I had a question about the optimizer and emb_optimizer in the entity_classify_mp.py, which has been answered by Soji Adeshina. He explained it very clearly so I shared his answer here. I think it would be helpful for those who want to learn from this code for how to do node classification.
My Question: “in the entity_classify_mp.py, there are an optimizer (ln 301) and an embed_optimizer (ln 306). Since optimizer includes the parameters in the embed_layer, why do we still need an embed_optimizer here? What does this embed_optimizer do? What does dgl_sparse mean?”
His Answer:“There are two optimizers because the embed_layer is the sparse implementation of embedding. In that case the main optimizer will not have the Node embedding/parameters because we need to use the sparse implementation of Adam to update the sparse node embedding/parameters. dgl_sparse is a flag of whether to use the dgl version of sparse embedding or the default pytorch version. dgl version may be faster. If embed_layer is using dense embeddings then you’re right that we don’t need another embed_optimizer.”

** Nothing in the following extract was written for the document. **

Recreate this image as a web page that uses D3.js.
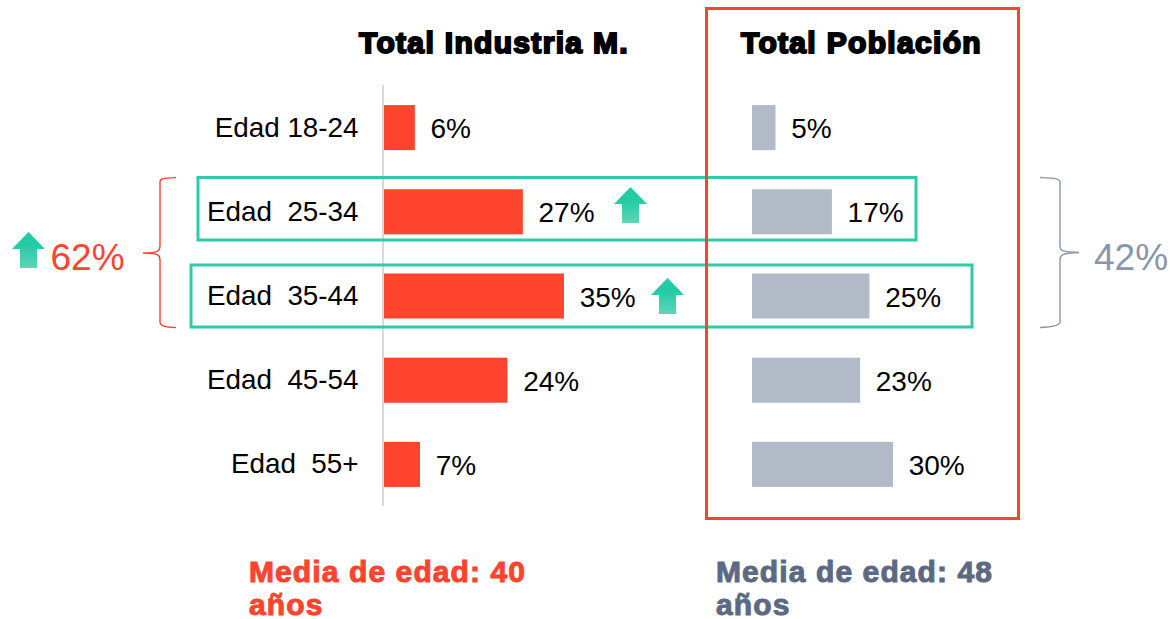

“The embed layer is doing two things there. For nodes that have features there are parameters that are used to project from the original feature-dim to the hidden dim. That part is always dense and is updated by the main optimizer. The second thing is for node that don’t have features, it’s embedding them directly to hidden dim. That’s the part that is sparse and is updated by the sparse optimizer”
“So embed_layer.embeds is actually the projection parameter and embed_layer.node_embeds or embed_layer.dgl_emb are the node embeddings”